Maybe ‘too many st/br’ may indicate (to you that can hopefully find out what it means) what we need to reproduce it?

In the meantime, the full code is actually open and accessible:

In the master branch, go to parallel/openacc_multigpu/ and simply make.

Cheers
Orestis

Thanks Orestis. I was able to reproduce the issue here and have filed a problem report (TPR #29945).
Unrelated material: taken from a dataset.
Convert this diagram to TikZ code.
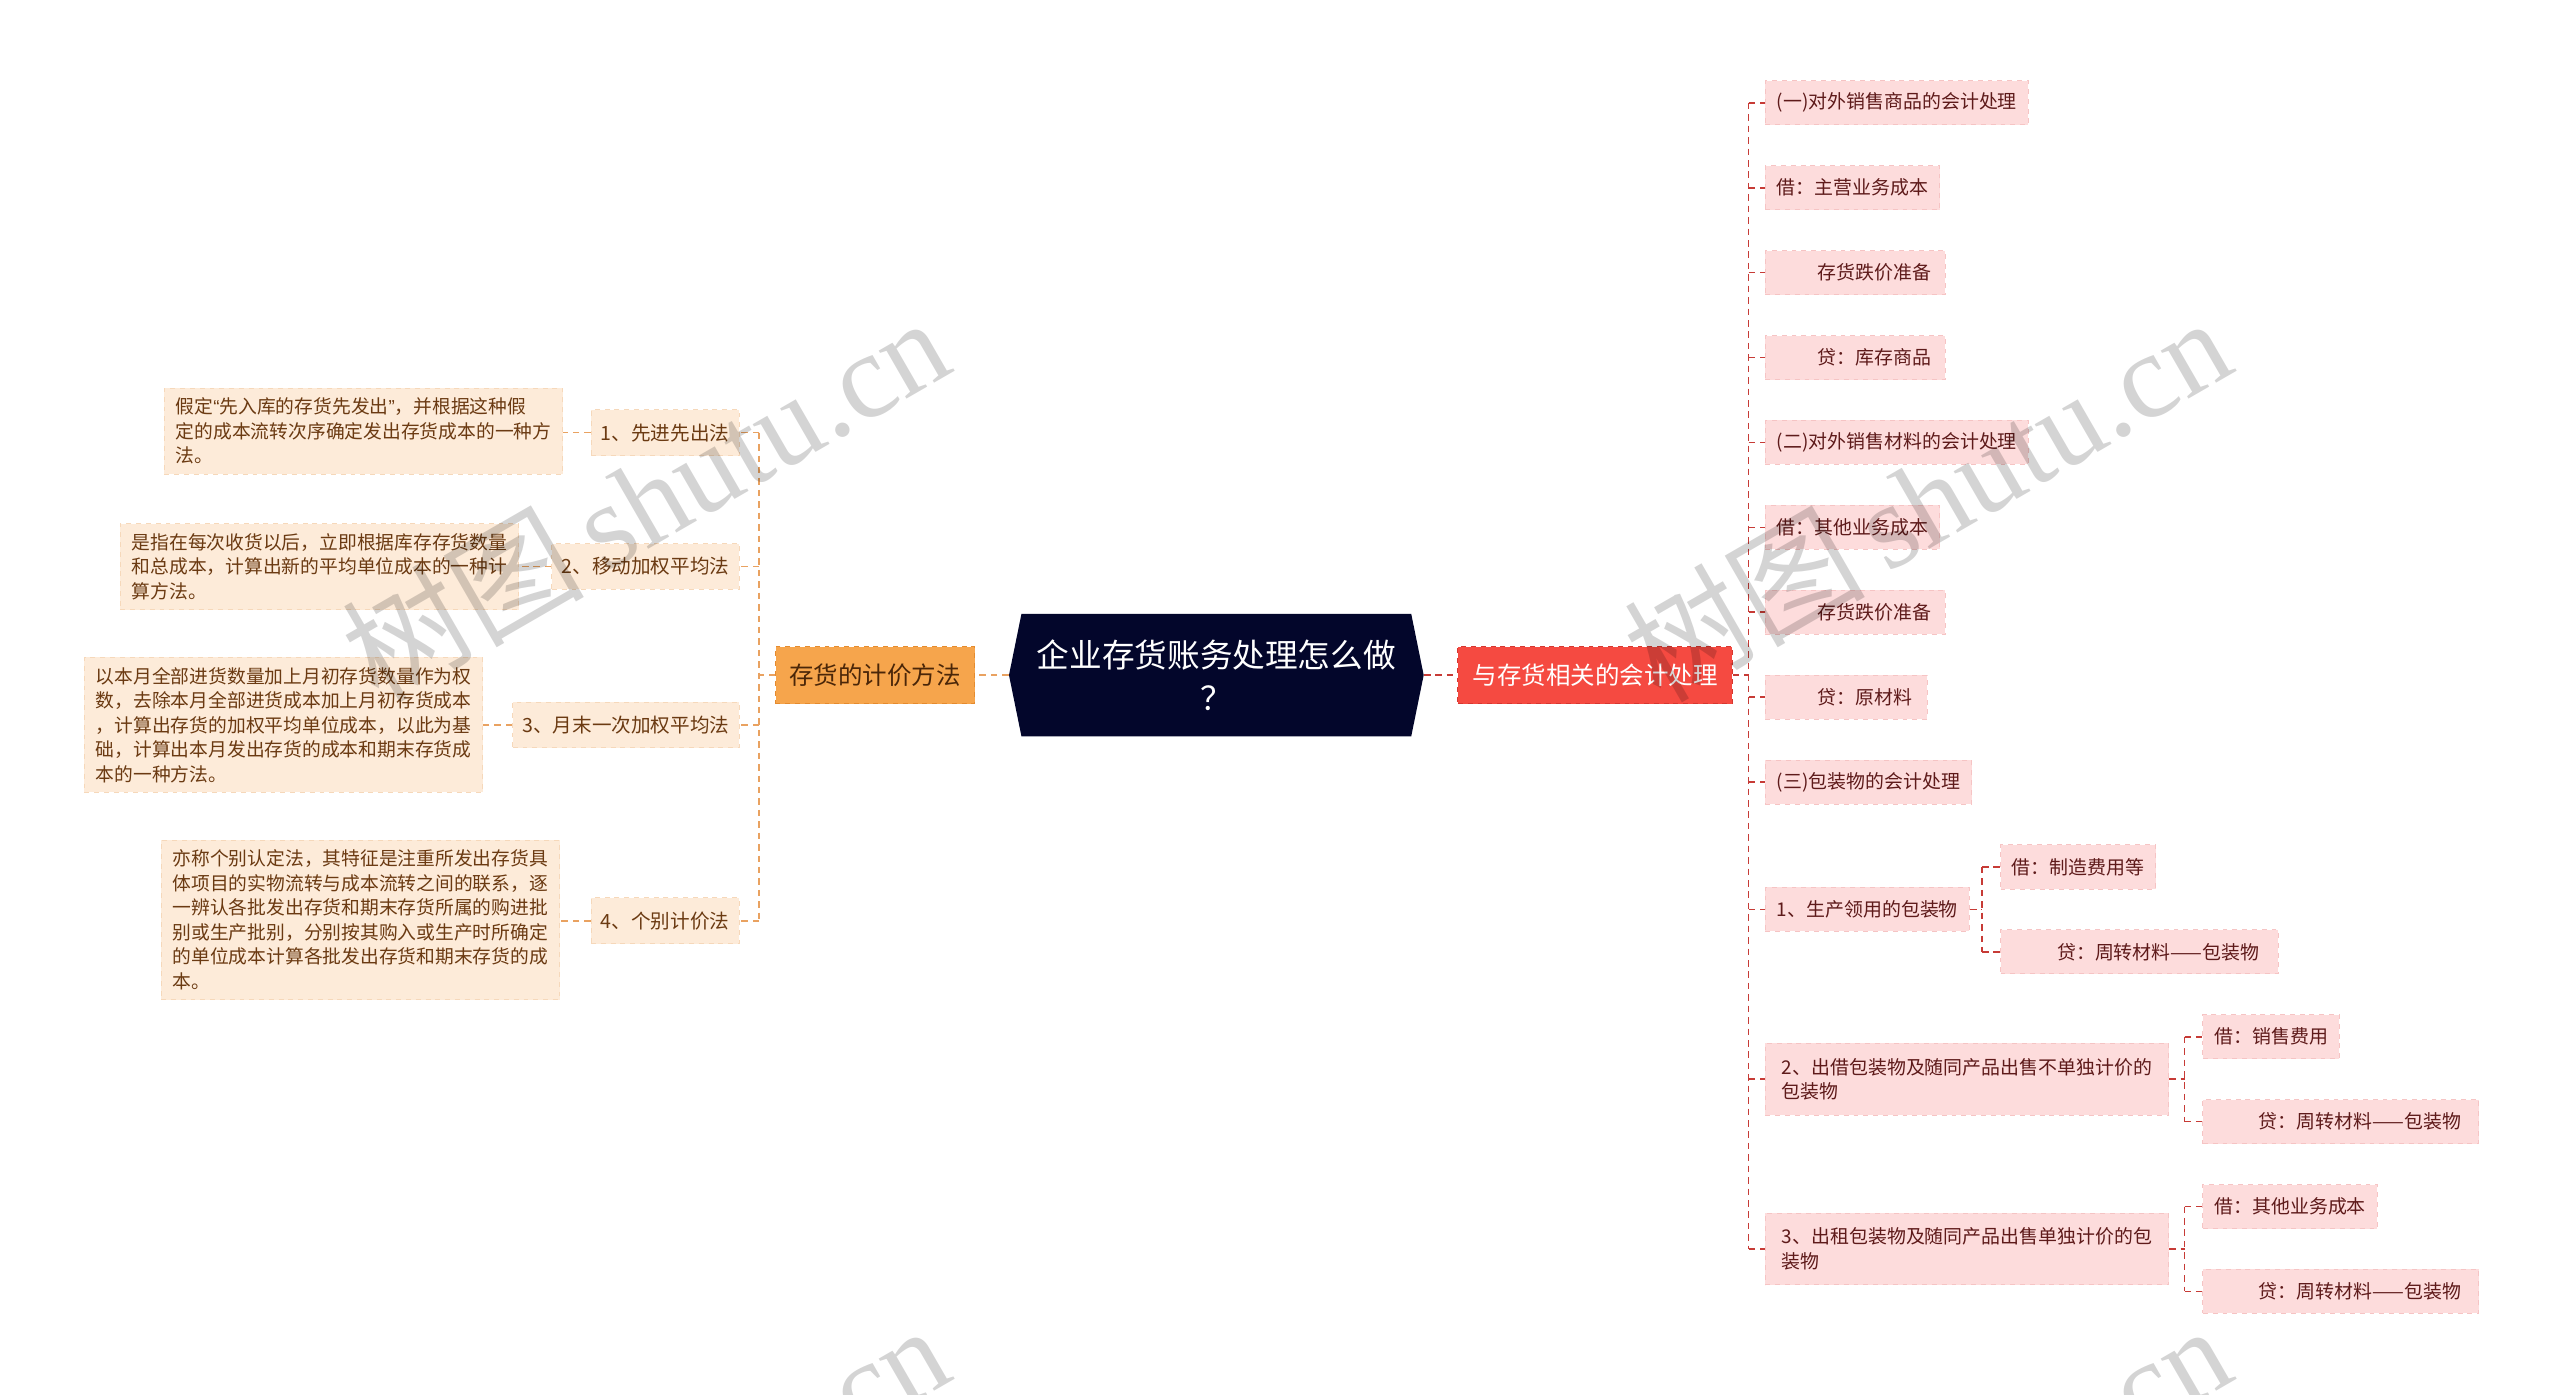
\documentclass[tikz,border=0pt]{standalone}
\usepackage{fontspec}
\setmainfont{Noto Sans CJK SC}
\newfontfamily\wmserif{Liberation Serif}
\newfontfamily\qfont{Liberation Sans}
\usetikzlibrary{shapes.symbols}
\XeTeXlinebreaklocale "zh"
\definecolor{rootfill}{HTML}{03062B}
\definecolor{omain}{HTML}{F6A54C}
\definecolor{omainb}{HTML}{E58B2E}
\definecolor{omaintext}{HTML}{4A2608}
\definecolor{rmainc}{HTML}{F54A41}
\definecolor{rmainb}{HTML}{D63730}
\definecolor{lfill}{HTML}{FDEBD9}
\definecolor{lborder}{HTML}{F6D8BA}
\definecolor{ltext}{HTML}{6B3A12}
\definecolor{rfill}{HTML}{FDDCDC}
\definecolor{rborder}{HTML}{F6C4C4}
\definecolor{rtext}{HTML}{5E1A1A}
\definecolor{lline}{HTML}{E9A261}
\definecolor{rline}{HTML}{C73B36}
\begin{document}
\begin{tikzpicture}[x=1pt,y=-1pt,
  rootnode/.style={shape=signal, signal to=east and west, signal pointer angle=157,
    fill=rootfill, minimum width=254pt, minimum height=75pt, inner sep=0pt,
    text=white, align=center, font=\fontsize{20}{26}\selectfont},
  mainl/.style={fill=omain, draw=omainb, dashed, line width=0.6pt, minimum width=122pt,
    minimum height=35pt, inner sep=0pt, text=omaintext, font=\fontsize{15}{18}\selectfont},
  mainr/.style={fill=rmainc, draw=rmainb, dashed, line width=0.6pt, minimum width=168pt,
    minimum height=35pt, inner sep=0pt, text=white, font=\fontsize{15}{18}\selectfont},
  lbox/.style={fill=lfill, draw=lborder, dashed, line width=0.6pt, anchor=east,
    minimum height=28pt, inner xsep=6pt, inner ysep=0pt, text=ltext,
    font=\fontsize{12}{15}\selectfont},
  dbox/.style={fill=lfill, draw=lborder, dashed, line width=0.6pt, anchor=east,
    inner xsep=7pt, inner ysep=6pt, text=ltext, align=left,
    font=\fontsize{11.5}{15}\selectfont},
  rbox/.style={fill=rfill, draw=rborder, dashed, line width=0.6pt, anchor=west,
    minimum height=27pt, inner xsep=7pt, inner ysep=0pt, text=rtext, align=left,
    font=\fontsize{11.6}{15}\selectfont},
  lcon/.style={draw=lline, line width=1pt, dash pattern=on 4pt off 3pt},
  rcon/.style={draw=rline, line width=1pt, dash pattern=on 4pt off 3pt},
  wm/.style={rotate=30, text=black, opacity=0.17, inner sep=0pt,
    font=\fontsize{74}{80}\selectfont}
]
\fill[white] (0,0) rectangle (1568,854);

% root and main branches
\node[rootnode] (root) at (745,413.5) {企业存货账务处理怎么做\\？};
\node[mainl] (lmain) at (536,413.5) {存货的计价方法};
\node[mainr] (rmain) at (977,413.5) {与存货相关的会计处理};

% left children
\node[lbox] (c1) at (453,265) {1、先进先出法};
\node[lbox] (c2) at (453,347) {2、移动加权平均法};
\node[lbox] (c3) at (453,444) {3、月末一次加权平均法};
\node[lbox] (c4) at (453,564) {4、个别计价法};

\node[dbox] (d1) at (345,264) {假定{\qfont “}先入库的存货先发出{\qfont ”}，并根据这种假\\定的成本流转次序确定发出存货成本的一种方\\法。};
\node[dbox] (d2) at (318,347) {是指在每次收货以后，立即根据库存存货数量\\和总成本，计算出新的平均单位成本的一种计\\算方法。};
\node[dbox] (d3) at (296,444) {以本月全部进货数量加上月初存货数量作为权\\数，去除本月全部进货成本加上月初存货成本\\，计算出存货的加权平均单位成本，以此为基\\础，计算出本月发出存货的成本和期末存货成\\本的一种方法。};
\node[dbox] (d4) at (343,563.5) {亦称个别认定法，其特征是注重所发出存货具\\体项目的实物流转与成本流转之间的联系，逐\\一辨认各批发出存货和期末存货所属的购进批\\别或生产批别，分别按其购入或生产时所确定\\的单位成本计算各批发出存货和期末存货的成\\本。};

% right children
\node[rbox, minimum width=161pt] (r1) at (1081,63) {(一)对外销售商品的会计处理};
\node[rbox, minimum width=106pt] (r2) at (1081,115) {借：主营业务成本};
\node[rbox, minimum width=110pt] (r3) at (1081,167) {\hspace*{2em}存货跌价准备};
\node[rbox, minimum width=110pt] (r4) at (1081,219) {\hspace*{2em}贷：库存商品};
\node[rbox, minimum width=161pt] (r5) at (1081,271) {(二)对外销售材料的会计处理};
\node[rbox, minimum width=106pt] (r6) at (1081,323) {借：其他业务成本};
\node[rbox, minimum width=110pt] (r7) at (1081,375) {\hspace*{2em}存货跌价准备};
\node[rbox, minimum width=99pt] (r8) at (1081,427) {\hspace*{2em}贷：原材料};
\node[rbox, minimum width=125pt] (r9) at (1081,479) {(三)包装物的会计处理};
\node[rbox, minimum width=125pt] (r10) at (1081,557) {1、生产领用的包装物};
\node[rbox, minimum width=94pt] (r10a) at (1225,531) {借：制造费用等};
\node[rbox, minimum width=170pt] (r10b) at (1225,583) {\hspace*{2em}贷：周转材料——包装物};
\node[rbox, minimum width=247pt, minimum height=44pt] (r11) at (1081,661) {2、出借包装物及随同产品出售不单独计价的\\包装物};
\node[rbox, minimum width=83pt] (r11a) at (1349,635) {借：销售费用};
\node[rbox, minimum width=169pt] (r11b) at (1349,687) {\hspace*{2em}贷：周转材料——包装物};
\node[rbox, minimum width=247pt, minimum height=44pt] (r12) at (1081,765) {3、出租包装物及随同产品出售单独计价的包\\装物};
\node[rbox, minimum width=106pt] (r12a) at (1349,739) {借：其他业务成本};
\node[rbox, minimum width=169pt] (r12b) at (1349,791) {\hspace*{2em}贷：周转材料——包装物};

% connectors: root
\draw[lcon] (root.west) -- (lmain.east);
\draw[rcon] (root.east) -- (rmain.west);

% left tree
\coordinate (ls) at (465,413.5);
\draw[lcon] (lmain.west) -- (ls);
\draw[lcon] (ls |- c1.east) -- (ls |- c4.east);
\foreach \c in {c1,c2,c3,c4} \draw[lcon] (ls |- \c.east) -- (\c.east);
\draw[lcon] (c1.west) -- (d1.east |- c1.west);
\draw[lcon] (c2.west) -- (d2.east |- c2.west);
\draw[lcon] (c3.west) -- (d3.east |- c3.west);
\draw[lcon] (c4.west) -- (d4.east |- c4.west);

% right tree
\coordinate (rs) at (1071,413.5);
\draw[rcon] (rmain.east) -- (rs);
\draw[rcon] (rs |- r1.west) -- (rs |- r12.west);
\foreach \r in {r1,r2,r3,r4,r5,r6,r7,r8,r9,r10,r11,r12} \draw[rcon] (rs |- \r.west) -- (\r.west);

\coordinate (s10) at (1214,557);
\draw[rcon] (r10.east) -- (s10);
\draw[rcon] (s10 |- r10a.west) -- (s10 |- r10b.west);
\draw[rcon] (s10 |- r10a.west) -- (r10a.west);
\draw[rcon] (s10 |- r10b.west) -- (r10b.west);

\coordinate (s11) at (1338,661);
\draw[rcon] (r11.east) -- (s11);
\draw[rcon] (s11 |- r11a.west) -- (s11 |- r11b.west);
\draw[rcon] (s11 |- r11a.west) -- (r11a.west);
\draw[rcon] (s11 |- r11b.west) -- (r11b.west);

\coordinate (s12) at (1338,765);
\draw[rcon] (r12.east) -- (s12);
\draw[rcon] (s12 |- r12a.west) -- (s12 |- r12b.west);
\draw[rcon] (s12 |- r12a.west) -- (r12a.west);
\draw[rcon] (s12 |- r12b.west) -- (r12b.west);

% watermarks
\begin{scope}
\clip (0,0) rectangle (1568,854);
\node[wm] (wm1) at (395,305) {树图\,{\wmserif shutu.cn}};
\node[wm] (wm2) at (1180,305) {树图\,{\wmserif shutu.cn}};
\node[wm] (wm3) at (395,922) {树图\,{\wmserif shutu.cn}};
\node[wm] (wm4) at (1180,922) {树图\,{\wmserif shutu.cn}};
\end{scope}

\pgfresetboundingbox
\path[use as bounding box] (0,0) rectangle (1568,854);
\end{tikzpicture}
\end{document}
Looks to be an issue with our new atomic support in 21.3 (I’ve seen a few other codes with similar issues). You can work around it by adding the internal compiler flag “-Mx,231,0x01” to revert to using the older atomics. Though be sure to remove this flag later once we fix this problem.

-Mat

Hi Orestis,

Engineering let me know that this issue, TPR #29945, has been fixed in the 21.5 release.

Example:

Fails with 21.3:

% pgcc -c kernel_particles.c -o kernel_particles.o -O3 -fast -cudalibs -DTEST -Iinclude/ -lm -acc -gpu=managed -V21.3 -w
NVC++-F-0000-Internal compiler error. mr_precedes: too many st/br      31  (kernel_particles.c: 330)
NVC++/x86-64 Linux 21.3-0: compilation aborted

Compiles correctly with 21.5:

% pgcc -c kernel_particles.c -o kernel_particles.o -O3 -fast -cudalibs -DTEST -Iinclude/ -lm -acc -gpu=managed -V21.5 -w
%

Thanks for the update, Mat!

I can confirm that after upgrading my installations to 21.5 it looks like working again.